Pew shows Mitt Romney leading by four points, the tracking polls paint a confusing picture, swing state polls show President Obama leading by a small margin, and fewer Obama supporters than Romney supporters are "extremely likely" to vote. Here's our guide to today's polls and why they matter.
Findings: Romney leads Obama nationally among likely voters by four points among likely voters, with 49 percent to Obama's 45 percent.
Methodology: Telephone interviews of 1,112 likely voters October 4 through 7 with a margin of error of +/-3.4 percentage points.
Why it matters: This is a big reversal from a Pew poll last month which showed Obama up by eight, and is an indication that Romney's debate win has some effect on the overall state of this race.

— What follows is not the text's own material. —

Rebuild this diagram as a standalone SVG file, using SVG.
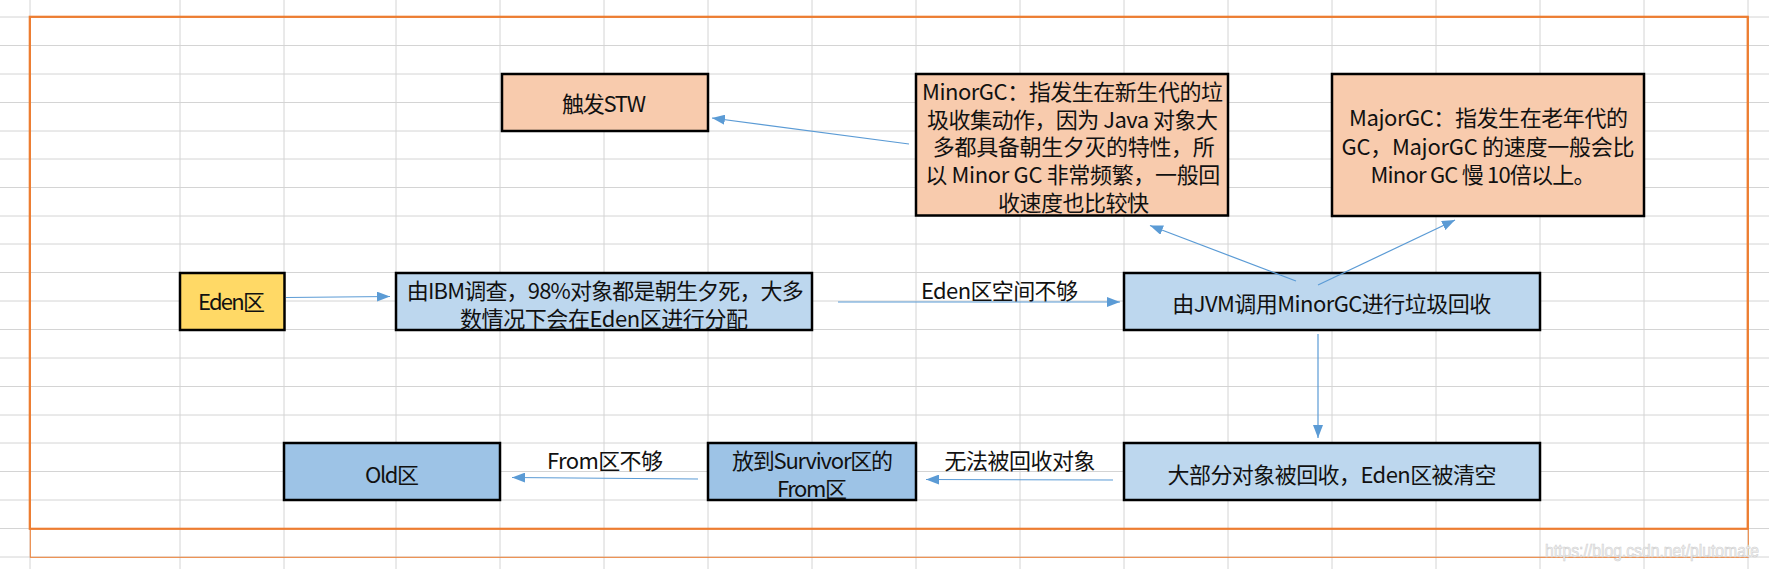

Caveat: Talking Points Memo's Tom Kludt writes other pollsters have shown a less dramatic post-debate shift.
Findings: Obama is up 50 percent to Romney's 45 percent in Monday's Gallup tracking poll, but in a separate post Gallup notes that, since the debate, the race has moved into a tie. Rasmussen's tracking poll has the race tied with each candidate at 48 percent each.
Pollster: Gallup, Rasmussen
Methodology: For Gallup: Seven day rolling average of telephone interviews with 3,050 registered voters with a margin of error of +/-2 percentage points. For Rasmussen: Telephone survey of 500 likely voters a night in a three day rolling average with a margin of error of +/-3 percentage points.
Why it matters: So these numbers are kind of baffling. Business Insider's Joseph Weisenthal tweeted: "Wait, seriously. Gallup Obama +5? Joke, right?" Now, Gallup's seven-day average — October 1 through 7 — gives Obama the five point lead whereas its numbers from October 4 through 6, after the debate, show the race tied. The Huffington Post's Mark Blumenthal said the debate has showed a "dramatic tightening" in tracking polls. That said, The New Republic's Nate Cohn tweeted, "Between Rasmussen, Gallup, and PPP's tweets about their nightly samples, there's a strong case that Romney's bounce was short-lived." Cohn previously explained that "some of the worst news for Mitt" is coming from Rasmussen which "initially lurched in Romney's direction" and now shows a tied race.
Caveat: It's kind of clear at this point that nothing's really clear.
Findings: Obama is up by 2 points in Iowa and 1 point in Colorado according to Rasmussen. Obama's up by 3 in Virginia, according to Public Policy Polling.
Pollster: Rasmussen, Rasmussen, Public Policy Polling
Methodology: For Rasmussen Iowa: Automated poll of 500 likely Iowa voters October 7 with a margin of error of +/-4.5 percentage points. For Rasmussen Colorado: Automated poll of 500 likely Colorado voters October 7 with a margin of error of +/-4.5 percentage points. For PPP: Automated poll of 725 likely Virginia voters October 4 through 7 with a margin of error of +/-3.7 percent.
Why it matters: Now these aren't huge leads for the president, but also aren't putting him behind Romney as some did at the end of last week. "Rasmussen's decent results for the president were consistent with a strong polling day in the national tracker, as well as in PPP's poll of Virginia," Cohn says. Though he notes that in general polls have shown that Romney "has made gains since the debate," he adds: "Rasmussen has conducted more post-debate polling than any other source, so it's worth noting that their data is driving the numbers back in Obama's direction."
Caveat: Rasmussen typically leans Republican and PPP leans Democratic.
Findings: While 86 percent of those who support Romney say they are "extremely likely" to vote, only 73 percent who support Obama do. Similarly, 84 percent of Republicans say they are "extremely likely" to vote while only 76 percent of Democrats do.
Pollster: The Tarrance Group and Lake Research Partners for Politico/GWU
Methodology: Survey of 1,000 registered likely voters October 1 through 4 with a margin of error of +/-3.1 percentage points.
Why it matters: If Obama's supporters don't get out and vote that's bad news for the president. In fact, the poll shows that Romney leads Obama 52 percent to 46 percent among those deemed "extremely likely" to vote, where the race is nearly even among just likely voters with Obama a point ahead. Politico's James Hohmann explains: "The electorate is deeply divided and polarized, which makes 2012 look increasingly like a base election. Whoever runs up their vote count among their core supporters is likely to prevail, which is why these numbers are so significant."
Caveat: "Most of the poll’s calls were made before Romney’s strong performance at the first presidential debate in Denver," Hohmann says.